Constitutional experts feel that the governor’s decision to keep the assembly under suspended animation allows the political parties desirous of forming a coalition government in the state to come together and form some kind of coalition that can stake the claim.
“President’s rule keeps the assembly under suspended animation. The assembly has not been dissolved. During the President’s rule other parties can come together,” said VK Agnihotri, former secretary-general of the Rajya Sabha and a noted constitutional expert.
“If they (political parties) go to court then the court can look into the merits of the governor’s decision that on what basis the governor has decided to recommend the President’s rule,” he told Financial Express Online.
The issue of presidential powers to impose President’s rule in a state has already been discussed in detail the Supreme Court’s landmark judgment in the SR Bommai case in 1994 which concluded that the question of majority enjoyed by a government can only be decided in a floor test in the assembly.
One of the issues before the court was whether it can look into the advice tendered by the council of ministers to the President or not which has been barred by Article 74 of the Constitution. The court, however, decided that it can look into the material which was used for obtaining the satisfaction of the President.
After the SR Bommai case, the courts can look into three issues: material used by the council of ministers; whether the material was relevant and whether it’s a case of mala fide use of powers. And if the court is satisfied that there was a mala fide use of power then it can provide the remedy by revoking the President’s rule.

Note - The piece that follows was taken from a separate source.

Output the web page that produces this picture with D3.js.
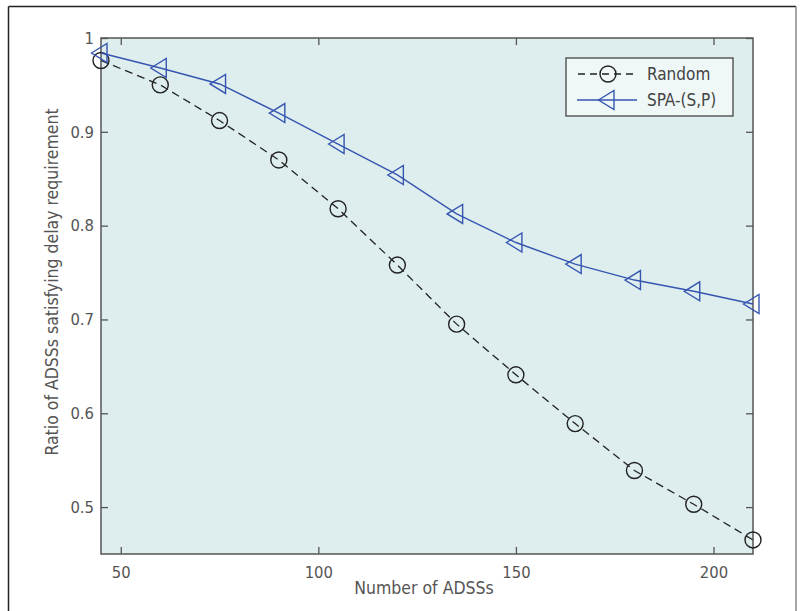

According to constitutional experts, the Supreme Court or even Bombay High Court has the power to revoke the President’s rule and order a floor test. They say even before the court’s order, political parties can form a coalition and once again approach the governor to recommend the repeal of the President’s rule and formation of a government in the state.
“The political parties can try to form some kind of coalition in the meantime and approach the governor to form a government,” said constitutional expert PDT Achary.
He also rejected the possibility of the Union government getting any relief on the ground that revocation of President’s rule in the state may lead to horse-trading.
“Whether these three parties (Shiv Sena, NCP-Congress) together have a clear majority or not? If they have a clear majority then where is the question of horse-trading?” he asked.